Wrongly Accused Student Commits Suicide
by TChris
Chuck Plinton killed himself after he was kicked out of the University of Akron for drug dealing. The case was built on the word of a paid informant and on a police officer's belated claim that Plinton had provided an unrecorded confession. Plinton's tragic story illustrates the danger of relying on paid snitches.
The informant, Richard Dale Harris, 35, was a career criminal and a paid operative of the Summit County Police Department. Among the long list of people he had fingered was his own sister. He claims he ratted on her to save her children from her.
The police paid Harris $50 for every drug buy he claimed to make. He told the police he'd purchased from Plinton twice, but Plinton's work records at the University showed that he was signed in at his job on the other side of the campus when the buys allegedly occurred.
Even the identification of Plinton based on the alleged March 11 buy was so shaky that the informant tried to confirm it with tapes from a dormitory surveillance camera. But that showed Plinton dressed differently from the man police said sold the drugs.

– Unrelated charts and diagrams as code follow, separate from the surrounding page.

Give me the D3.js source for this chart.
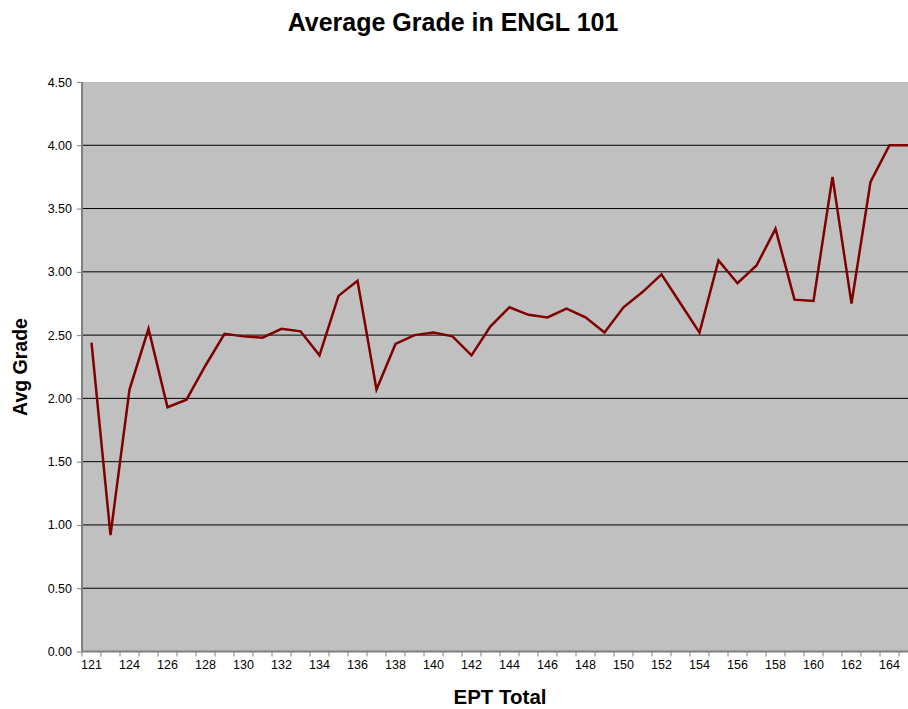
<html>
<head>
<script src="https://d3js.org/d3.v7.min.js"></script>
<style>
  body { margin: 0; background: #fff; }
  svg { font-family: "Liberation Sans", Arial, sans-serif; display: block; }
</style>
</head>
<body>
<div id="chart"></div>
<script>
// EPT total scores (122 has no entry)
var eptTotals = [121, 123, 124, 125, 126, 127, 128, 129, 130, 131, 132, 133, 134, 135,
                 136, 137, 138, 139, 140, 141, 142, 143, 144, 145, 146, 147, 148, 149,
                 150, 151, 152, 153, 154, 155, 156, 157, 158, 159, 160, 161, 162, 163,
                 164, 165];
var avgGrades = [2.44, 0.92, 2.07, 2.55, 1.93, 1.99, 2.26, 2.51, 2.49, 2.48, 2.55, 2.53, 2.34, 2.81,
                 2.93, 2.07, 2.43, 2.50, 2.52, 2.49, 2.34, 2.57, 2.72, 2.66, 2.64, 2.71, 2.64, 2.52,
                 2.72, 2.84, 2.98, 2.75, 2.52, 3.09, 2.91, 3.05, 3.34, 2.78, 2.77, 3.75, 2.75, 3.71,
                 4.00, 4.00];
var yTicks = [0, 0.5, 1, 1.5, 2, 2.5, 3, 3.5, 4, 4.5];

var width = 908, height = 709;
var plotL = 82, plotR = 918, plotT = 82, plotB = 651.5;

var svg = d3.select("#chart").append("svg")
    .attr("width", width)
    .attr("height", height)
    .style("overflow", "hidden");

var x = d3.scaleBand().domain(eptTotals).range([plotL, plotR]);
var y = d3.scaleLinear().domain([0, 4.5]).range([plotB, plotT]);

// plot area
svg.append("rect")
    .attr("x", plotL).attr("y", plotT)
    .attr("width", plotR - plotL).attr("height", plotB - plotT)
    .attr("fill", "#c0c0c0");

// gridlines
svg.selectAll("line.grid")
    .data(yTicks.filter(function (d) { return d > 0 && d < 4.5; }))
    .enter().append("line")
    .attr("class", "grid")
    .attr("x1", plotL).attr("x2", plotR)
    .attr("y1", function (d) { return y(d); })
    .attr("y2", function (d) { return y(d); })
    .attr("stroke", "#000").attr("stroke-width", 1);

// y axis
var yAxis = svg.append("g")
    .attr("transform", "translate(" + plotL + ",0)")
    .call(d3.axisLeft(y).tickValues(yTicks).tickFormat(d3.format(".2f")).tickSize(5).tickPadding(5));
yAxis.select(".domain").remove();
yAxis.selectAll(".tick line").attr("stroke", "#808080");
yAxis.selectAll("text").style("font-size", "12.5px").attr("fill", "#000");

// x axis labels (every other category)
var xAxis = svg.append("g")
    .attr("transform", "translate(0," + plotB + ")")
    .call(d3.axisBottom(x).tickSize(0).tickPadding(9)
      .tickFormat(function (d, i) { return i % 2 === 0 ? d : ""; }));
xAxis.select(".domain").remove();
xAxis.selectAll("text").style("font-size", "12.5px").attr("fill", "#000");

// x tick marks at band boundaries
svg.selectAll("line.xtick")
    .data(eptTotals)
    .enter().append("line")
    .attr("class", "xtick")
    .attr("x1", function (d) { return x(d); })
    .attr("x2", function (d) { return x(d); })
    .attr("y1", plotB).attr("y2", plotB + 5)
    .attr("stroke", "#808080");

// axis lines
svg.append("line")
    .attr("x1", plotL).attr("x2", plotL).attr("y1", plotT).attr("y2", plotB)
    .attr("stroke", "#808080").attr("stroke-width", 2);
svg.append("line")
    .attr("x1", plotL).attr("x2", plotR).attr("y1", plotB).attr("y2", plotB)
    .attr("stroke", "#808080").attr("stroke-width", 2);

// the series line
var line = d3.line()
    .x(function (d, i) { return x(eptTotals[i]) + x.bandwidth() / 2; })
    .y(function (d) { return y(d); });

svg.append("path")
    .datum(avgGrades)
    .attr("d", line)
    .attr("fill", "none")
    .attr("stroke", "#800000")
    .attr("stroke-width", 2.5)
    .attr("stroke-linejoin", "miter");

// titles
svg.append("text")
    .attr("x", 453).attr("y", 31)
    .attr("text-anchor", "middle")
    .style("font-size", "25px").style("font-weight", "bold")
    .text("Average Grade in ENGL 101");

svg.append("text")
    .attr("x", 500).attr("y", 704)
    .attr("text-anchor", "middle")
    .style("font-size", "20.5px").style("font-weight", "bold")
    .text("EPT Total");

svg.append("text")
    .attr("transform", "translate(27,367) rotate(-90)")
    .attr("text-anchor", "middle")
    .style("font-size", "19.5px").style("font-weight", "bold")
    .text("Avg Grade");
</script>
</body>
</html>
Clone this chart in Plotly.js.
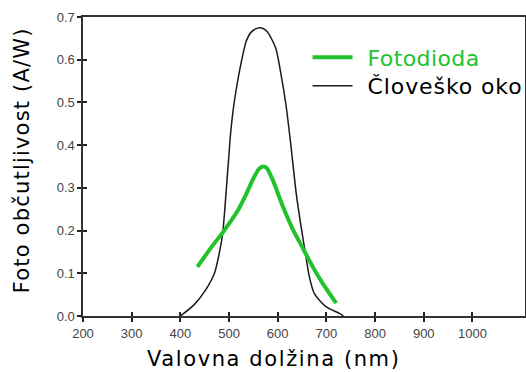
<!DOCTYPE html>
<html><head><meta charset="utf-8">
<script src="https://cdn.plot.ly/plotly-3.0.1.min.js"></script>
<style>html,body{margin:0;padding:0;background:#fff;}#chart{width:526px;height:372px;}</style>
</head><body><div id="chart"></div>
<script>
// Človeško oko (human eye) sensitivity curve
const eyeWavelength = [400, 428, 452, 470, 480, 487, 491, 495, 499, 503, 508, 514, 524, 535, 545, 559, 570, 579, 596, 607, 617, 627, 638, 648, 658, 665, 675, 699, 727, 735];
const eyeValue      = [0.0, 0.026, 0.061, 0.100, 0.147, 0.194, 0.245, 0.305, 0.365, 0.425, 0.478, 0.525, 0.588, 0.642, 0.664, 0.674, 0.673, 0.665, 0.627, 0.564, 0.494, 0.400, 0.287, 0.209, 0.139, 0.092, 0.053, 0.022, 0.006, 0.0];
// Fotodioda (photodiode) responsivity
const diodeWavelength = [435, 463, 490, 517, 535, 550, 562, 570, 577, 590, 610, 631, 651, 672, 692, 720];
const diodeValue      = [0.115, 0.160, 0.200, 0.245, 0.285, 0.322, 0.345, 0.350, 0.347, 0.318, 0.258, 0.203, 0.160, 0.115, 0.077, 0.030];
const xTicks = [200, 300, 400, 500, 600, 700, 800, 900, 1000];
const yTicks = [0.0, 0.1, 0.2, 0.3, 0.4, 0.5, 0.6, 0.7];
const names = ['Fotodioda', 'Človeško oko'];
const xTitle = 'Valovna dolžina (nm)';
const yTitle = 'Foto občutljivost (A/W)';

const green = '#22c22c';
const traces = [
  {x: eyeWavelength, y: eyeValue, name: names[1], type: 'scatter', mode: 'lines',
   line: {color: '#1a1a1a', width: 1.5, shape: 'spline', smoothing: 0.7}, legendrank: 2},
  {x: diodeWavelength, y: diodeValue, name: names[0], type: 'scatter', mode: 'lines',
   line: {color: green, width: 4, shape: 'spline', smoothing: 0.5}, legendrank: 1},
  // invisible trace to carry the inside ticks
  {x: [200], y: [0], xaxis: 'x2', yaxis: 'y2', mode: 'markers', marker: {opacity: 0}, showlegend: false, hoverinfo: 'skip'}
];
const tickFont = {family: 'Liberation Sans, Arial, sans-serif', size: 13, color: '#444'};
const layout = {
  width: 526, height: 372,
  margin: {l: 83, r: 1, t: 17, b: 56},
  paper_bgcolor: '#fff', plot_bgcolor: '#fff',
  showlegend: true,
  legend: {x: 0.508, y: 0.935, xanchor: 'left', yanchor: 'top', bgcolor: 'rgba(0,0,0,0)',
           font: {family: 'DejaVu Sans, sans-serif', size: 22, color: '#000'}, itemwidth: 40, tracegroupgap: 0},
  xaxis: {range: [200, 1108], tickvals: xTicks, ticktext: xTicks.map(String), ticks: 'outside', ticklen: 4,
          tickwidth: 2, tickcolor: '#222', showline: true, linecolor: '#333', linewidth: 1.6, mirror: true,
          showgrid: false, zeroline: false, tickfont: tickFont, ticklabelstandoff: 1},
  yaxis: {range: [0, 0.7], tickvals: yTicks, tickformat: '.1f', ticks: 'outside', ticklen: 4,
          tickwidth: 2, tickcolor: '#222', showline: true, linecolor: '#333', linewidth: 1.6, mirror: true,
          showgrid: false, zeroline: false, tickfont: tickFont},
  xaxis2: {overlaying: 'x', matches: 'x', range: [200, 1108], tickvals: xTicks.slice(1), ticks: 'inside', ticklen: 4,
           tickwidth: 2, tickcolor: '#222', showticklabels: false, showgrid: false, zeroline: false, showline: false},
  yaxis2: {overlaying: 'y', anchor: 'x2', range: [0, 0.7], tickvals: yTicks.slice(1, 7), ticks: 'inside', ticklen: 4,
           tickwidth: 2, tickcolor: '#222', showticklabels: false, showgrid: false, zeroline: false, showline: false},
  annotations: [
    {text: xTitle, xref: 'paper', yref: 'paper', x: (273 - 83) / 442, y: -0.143, xanchor: 'center', yanchor: 'middle',
     showarrow: false, font: {family: 'DejaVu Sans, sans-serif', size: 21, color: '#000'}},
    {text: yTitle, xref: 'paper', yref: 'paper', x: (22 - 83) / 442, y: 0.52, xanchor: 'center', yanchor: 'middle',
     textangle: -90, showarrow: false, font: {family: 'DejaVu Sans, sans-serif', size: 21, color: '#000'}}
  ]
};
Plotly.newPlot('chart', traces, layout, {staticPlot: true}).then(() => {
  document.querySelectorAll('.legend [clip-path]').forEach(el => el.removeAttribute('clip-path'));
  document.querySelectorAll('.legendtext').forEach(t => {
    t.setAttribute('x', (+t.getAttribute('x') || 0) + 10);
    if (t.textContent === names[0]) { t.style.fill = green; t.style.letterSpacing = '0.4px'; }
    if (t.textContent === names[1]) {
      t.style.letterSpacing = '0.9px';
      const g = t.closest('.traces');
      const m = /translate\(([-\d.]+),\s*([-\d.]+)\)/.exec(g.getAttribute('transform') || '');
      if (m) g.setAttribute('transform', 'translate(' + m[1] + ',' + (+m[2] - 3) + ')');
    }
  });
  document.querySelectorAll('.annotation-text').forEach(t => {
    if (t.textContent === xTitle) t.style.letterSpacing = '1.6px';
    if (t.textContent === yTitle) t.style.letterSpacing = '1.2px';
  });
});
</script></body></html>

The case was falling apart until the detective who arrested Plinton suddenly recalled, three months after the arrest, that Plinton had confessed to him.
The detective couldn't explain why he didn't put the confession in writing or why he had failed to include it in his original police report.
Here's an explanation: the cop made it up. That explanation must have made sense to the jury, which acquitted Plinton after only 40 minutes of deliberation.
Shockingly, the verdict (and the facts upon which it was based) failed to persaude the university's disciplinary board, which voted 3-2 not to reinstate Plinton. Why? They believed the snitch.
Plinton spent the next year trying to rebuild his life before deciding to end it.
"He was devastated," his father told me. "He couldn't afford more lawyers to fight the school." ...
Meanwhile, the university has been rocked by student protests and forced to answer tough questions, particularly from elements of Akron's black community.
"We hold ourselves to the highest standards of fairness," [university president] Prozenza said in his statement yesterday.
Too bad Chuck Plinton didn't live to see that.